I travelled to places I fell in love with, like Japan, whose elegance, graciousness, and poeticism tapped into my sense of romance. I spent extended amounts of time in my favorite city, Paris, and I lost myself and then found myself again and again until I realized the importance and power of leaning into uncertainty to keep my creative pulse alive.

Stephanie on set of SS23 Essentials lookbook shoot
Stephanie in her office at Richard Neutra’s Hendershot House

As we enter a new decade at the company, we hope to offer the women who love and buy our clothes much more than a wardrobe. I want to share my experience, knowledge, ideas, thoughts, and desires. I want to talk about what it means to be a woman today and how complex our lives have become.
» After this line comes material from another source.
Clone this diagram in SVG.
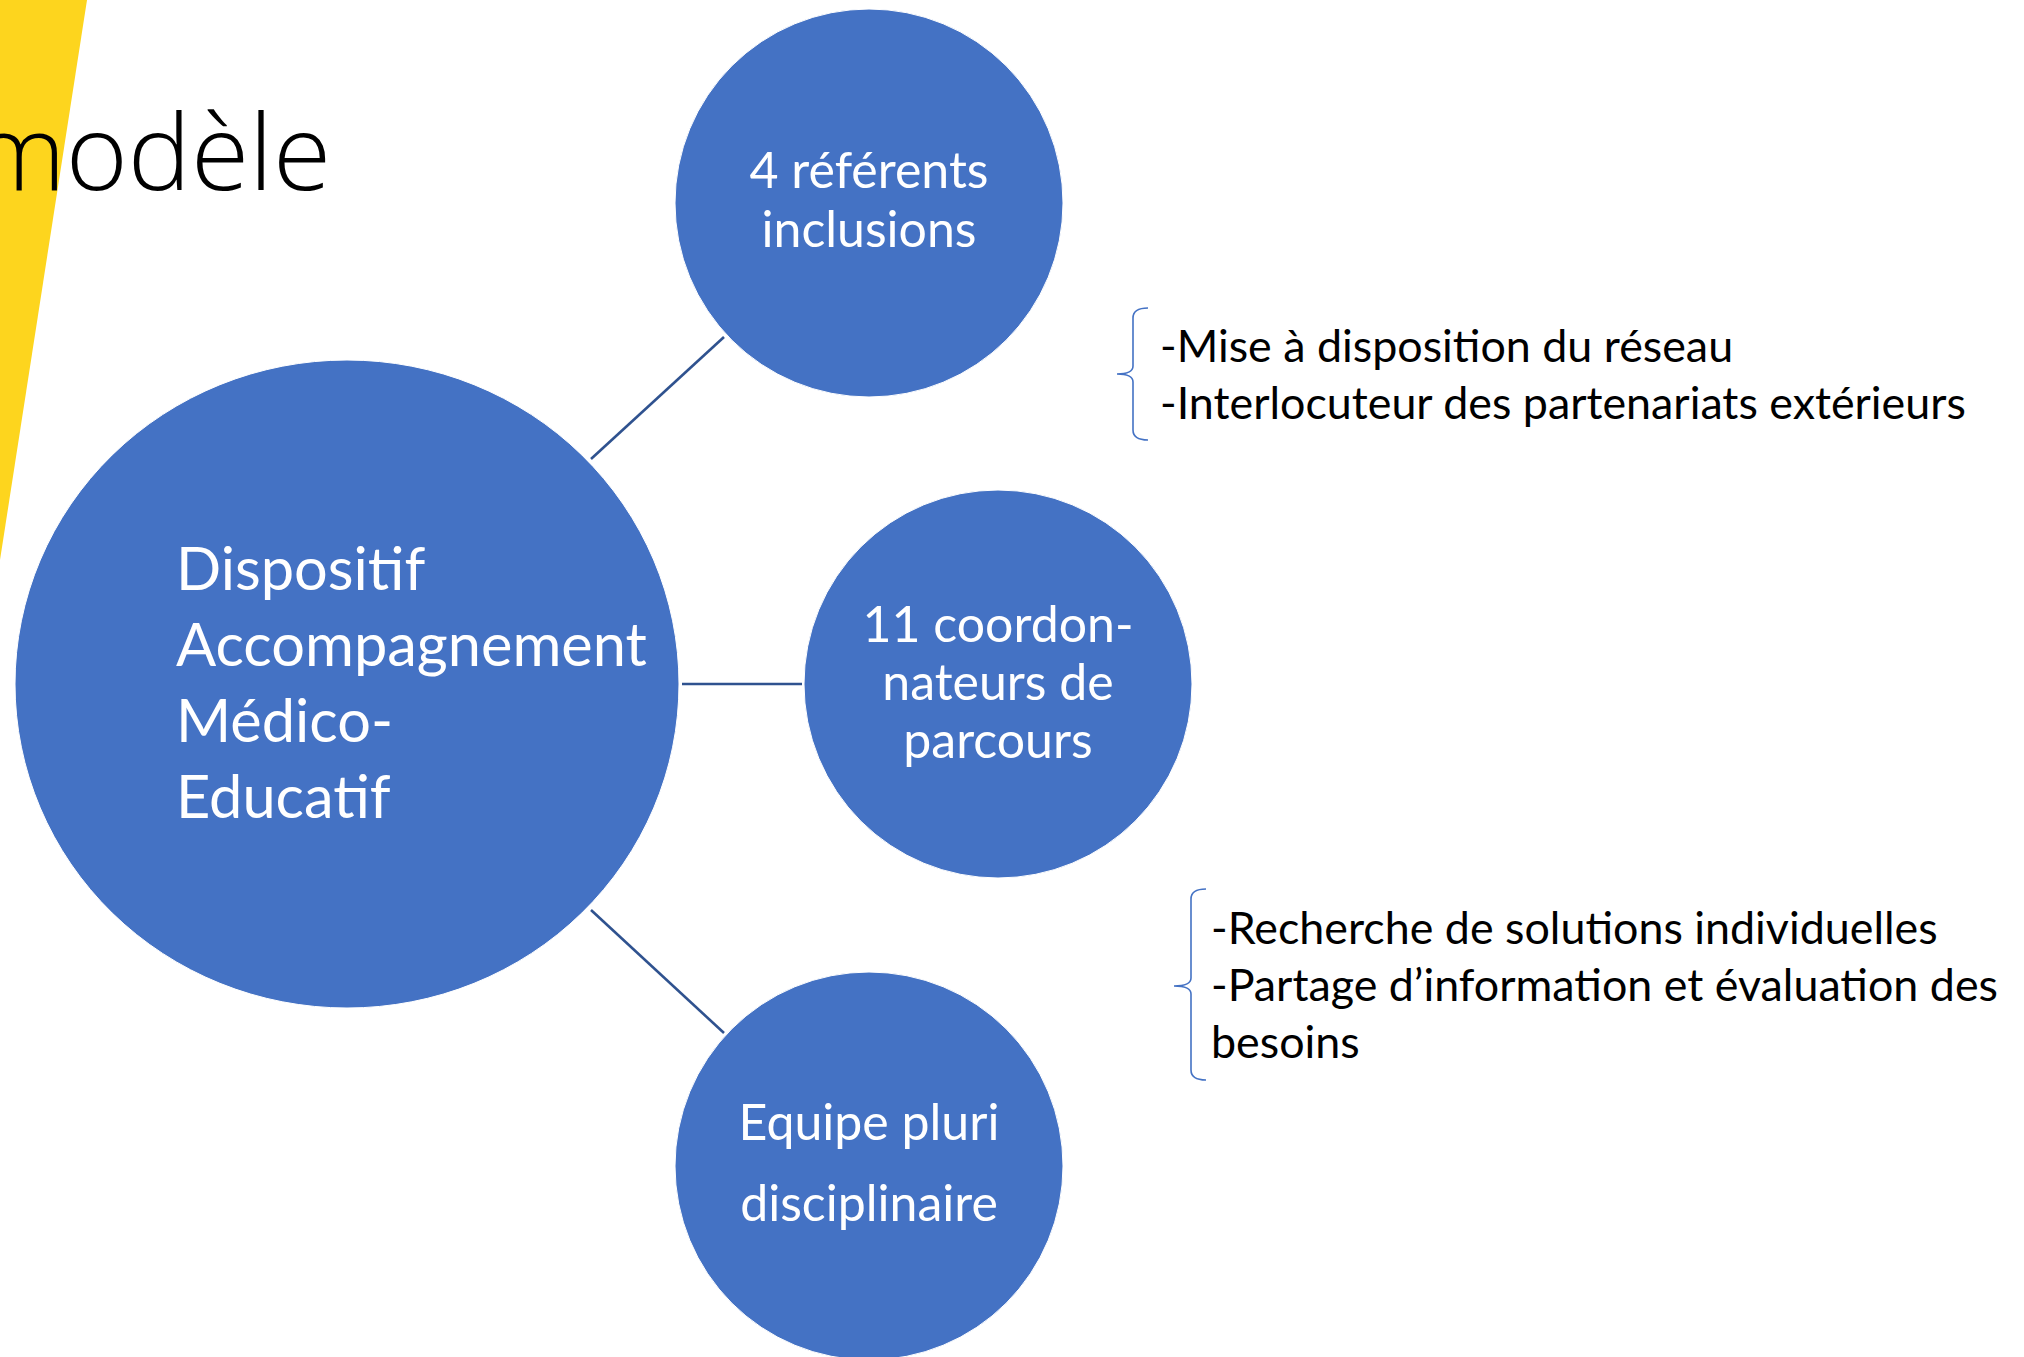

We are feminine and masculine, grounded and emotional, courageous and afraid. We are independent and attached, self-sufficient and desirous of partnership. We are everything and its opposite and we are often misunderstood as a result.

How do we communicate our inner and outer complexities with strength and an unwavering sense of self? Our figurative deaths and rebirths? I am constantly exploring such questions in my life and I look forward to sharing my thoughts with you through these newsletters.
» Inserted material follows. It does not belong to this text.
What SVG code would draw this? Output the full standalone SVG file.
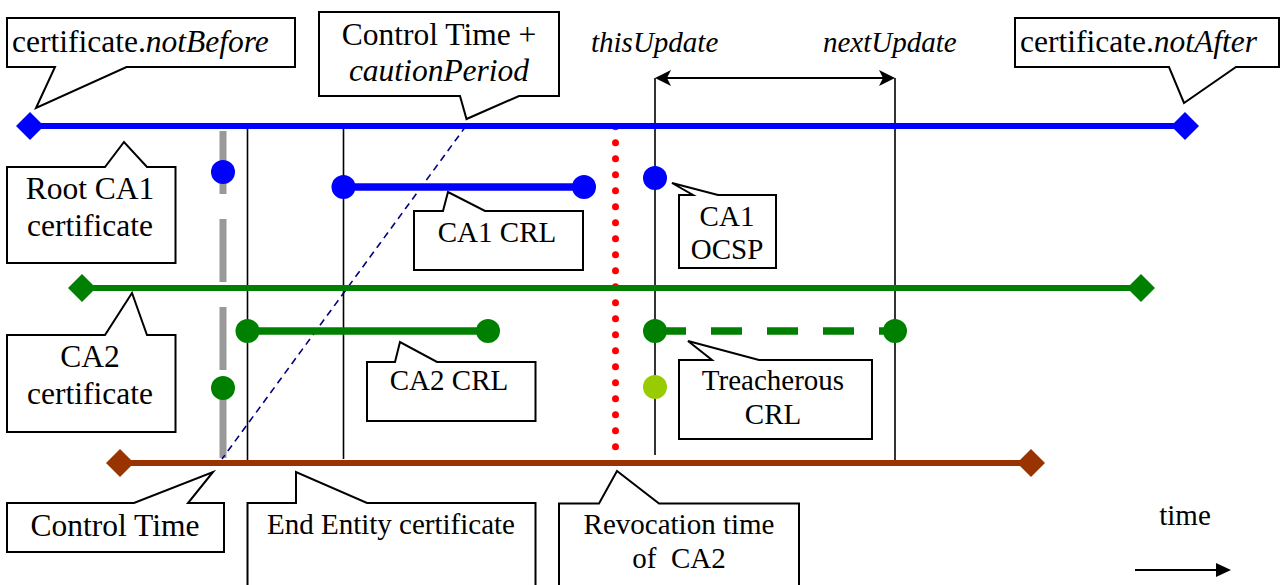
<svg xmlns="http://www.w3.org/2000/svg" width="1281" height="585" viewBox="0 0 1281 585">
<style>
.lbl{font-family:"Liberation Serif","Times New Roman",serif;fill:#000;}
.big{font-size:31.5px;}
.sm{font-size:29px;}
.it{font-style:italic;}
.mid{text-anchor:middle;}
.callout{fill:#fff;stroke:#000;stroke-width:2;stroke-linejoin:miter;}
.vline{stroke:#000;stroke-width:1.6;fill:none;}
.blue{fill:#0000FF;}
.green{fill:#008000;}
.brown{fill:#993300;}
</style>
<rect width="1281" height="585" fill="#fff"/>

<g id="connectors">
  <!-- revocation dotted line -->
  <line x1="615.5" y1="126.7" x2="615.5" y2="447" stroke="#FF0000" stroke-width="7" stroke-linecap="round" stroke-dasharray="0 16"/>
  <!-- gray control time dashed line -->
  <line x1="223" y1="131" x2="223" y2="458" stroke="#999999" stroke-width="7" stroke-dasharray="63 25"/>
  <!-- vertical time markers -->
  <line class="vline" x1="247.5" y1="126" x2="247.5" y2="463"/>
  <line class="vline" x1="343.5" y1="126" x2="343.5" y2="459"/>
  <line class="vline" x1="655" y1="78" x2="655" y2="455"/>
  <line class="vline" x1="895" y1="78" x2="895" y2="463"/>
  <!-- caution period diagonal -->
  <line x1="466" y1="126" x2="222" y2="459" stroke="#000080" stroke-width="1.6" stroke-dasharray="7 5"/>
  <!-- thisUpdate/nextUpdate double arrow -->
  <line x1="662" y1="78" x2="888" y2="78" stroke="#000" stroke-width="2"/>
  <path d="M655,78 L671,70 L667,78 L671,86 Z" fill="#000"/>
  <path d="M895,78 L879,70 L883,78 L879,86 Z" fill="#000"/>
  <!-- time arrow -->
  <line x1="1135" y1="570" x2="1218" y2="570" stroke="#000" stroke-width="2"/>
  <path d="M1231,570 L1216,563 L1216,577 Z" fill="#000"/>
</g>

<g id="timeline-root-ca1">
  <line x1="30" y1="126" x2="1185" y2="126" stroke="#0000FF" stroke-width="6"/>
  <path class="blue" d="M16,126 L30,112 L44,126 L30,140 Z"/>
  <path class="blue" d="M1171,126 L1185,112 L1199,126 L1185,140 Z"/>
</g>
<g id="timeline-ca2">
  <line x1="82" y1="288" x2="1141" y2="288" stroke="#008000" stroke-width="6"/>
  <path class="green" d="M68,288 L82,274 L96,288 L82,302 Z"/>
  <path class="green" d="M1127,288 L1141,274 L1155,288 L1141,302 Z"/>
</g>
<g id="timeline-ee">
  <line x1="120" y1="463" x2="1031" y2="463" stroke="#993300" stroke-width="6"/>
  <path class="brown" d="M106,463 L120,449 L134,463 L120,477 Z"/>
  <path class="brown" d="M1017,463 L1031,449 L1045,463 L1031,477 Z"/>
</g>

<g id="ca1-crl-bar">
  <line x1="343.5" y1="187" x2="584" y2="187" stroke="#0000FF" stroke-width="7.5"/>
  <circle class="blue" cx="343.5" cy="187" r="12"/>
  <circle class="blue" cx="584" cy="187" r="12"/>
</g>
<g id="ca2-crl-bar">
  <line x1="247.5" y1="331" x2="488" y2="331" stroke="#008000" stroke-width="7.5"/>
  <circle class="green" cx="247.5" cy="331" r="12"/>
  <circle class="green" cx="488" cy="331" r="12"/>
</g>
<g id="treacherous-crl-bar">
  <line x1="655" y1="331" x2="895" y2="331" stroke="#008000" stroke-width="7.5" stroke-dasharray="31 25"/>
  <circle class="green" cx="655" cy="331" r="12"/>
  <circle class="green" cx="895" cy="331" r="12"/>
</g>
<g id="points">
  <circle class="blue" cx="223" cy="172" r="12"/>
  <circle class="green" cx="223" cy="388" r="12"/>
  <circle class="blue" cx="655" cy="178" r="12"/>
  <circle cx="655" cy="387" r="12" fill="#99CC00"/>
</g>

<g id="node-notbefore">
  <path class="callout" d="M7,18 H295 V67 H126.5 L36,108 L55,67 H7 Z"/>
  <text class="lbl big" x="12" y="52">certificate.<tspan class="it">notBefore</tspan></text>
</g>
<g id="node-caution">
  <path class="callout" d="M319,12 H559 V96 H519 L466.5,119 L460,96 H319 Z"/>
  <text class="lbl big mid" x="439" y="45">Control Time +</text>
  <text class="lbl big mid it" x="439" y="81">cautionPeriod</text>
</g>
<g id="node-thisupdate">
  <text class="lbl sm it" x="591" y="51.5">thisUpdate</text>
</g>
<g id="node-nextupdate">
  <text class="lbl sm it" x="823" y="51.5">nextUpdate</text>
</g>
<g id="node-notafter">
  <path class="callout" d="M1015,18 H1279 V67 H1236 L1184,103 L1169,67 H1015 Z"/>
  <text class="lbl big" x="1020" y="51.5">certificate.<tspan class="it">notAfter</tspan></text>
</g>
<g id="node-root-ca1">
  <path class="callout" d="M7,167 H105 L124,142 L147,167 H175.5 V263 H7 Z"/>
  <text class="lbl big mid" x="90" y="199">Root CA1</text>
  <text class="lbl big mid" x="90" y="236">certificate</text>
</g>
<g id="node-ca1-crl">
  <path class="callout" d="M414,211 H443 L448,192 L485,211 H583 V270 H414 Z"/>
  <text class="lbl sm mid" x="497" y="241.5">CA1 CRL</text>
</g>
<g id="node-ca1-ocsp">
  <path class="callout" d="M679,195 H693 L672,183 L718,195 H776 V268 H679 Z"/>
  <text class="lbl sm mid" x="727" y="225.5">CA1</text>
  <text class="lbl sm mid" x="727" y="259">OCSP</text>
</g>
<g id="node-ca2">
  <path class="callout" d="M7,335 H105 L132,293 L147,335 H175.5 V432 H7 Z"/>
  <text class="lbl big mid" x="90" y="367">CA2</text>
  <text class="lbl big mid" x="90" y="404">certificate</text>
</g>
<g id="node-ca2-crl">
  <path class="callout" d="M367,362 H395 L400,342 L437,362 H535.5 V421 H367 Z"/>
  <text class="lbl sm mid" x="449" y="390">CA2 CRL</text>
</g>
<g id="node-treacherous">
  <path class="callout" d="M679,360 H712 L688,341 L759,360 H872 V439 H679 Z"/>
  <text class="lbl sm mid" x="773" y="390">Treacherous</text>
  <text class="lbl sm mid" x="773" y="424">CRL</text>
</g>
<g id="node-control-time">
  <path class="callout" d="M7,503 H134 L213,472 L188,503 H224 V552 H7 Z"/>
  <text class="lbl big mid" x="115" y="536">Control Time</text>
</g>
<g id="node-end-entity">
  <path class="callout" d="M247.5,600 V503 H296 L296,472 L367,503 H535.5 V600 Z"/>
  <text class="lbl sm mid" x="391" y="533.5">End Entity certificate</text>
</g>
<g id="node-revocation">
  <path class="callout" d="M559,600 V503.5 H599 L617,471 L659,503.5 H799 V600 Z"/>
  <text class="lbl sm mid" x="679" y="533.5">Revocation time</text>
  <text class="lbl sm mid" x="679" y="568" xml:space="preserve">of  CA2</text>
</g>
<g id="node-time">
  <text class="lbl sm mid" x="1185" y="525">time</text>
</g>
</svg>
Expressing our complexities often starts with the clothing we wear and the identity we choose to project when we get dressed in the morning, before going out into the world as women to lead, create, nurture, love and be loved.

I look forward to sharing with you not only the pieces I wear, what I take with me when I travel, and how I believe it should be worn, but more importantly the identity and meaning it all carries. I plan to write about my own personal transformations that have shaped the design and direction of CO, the questions I ask myself in times of uncertainty and times of creation, my personal challenges and accomplishments, the places I find inspiration, the adventures I embark on, the places I call home, and finally, the people I admire and love.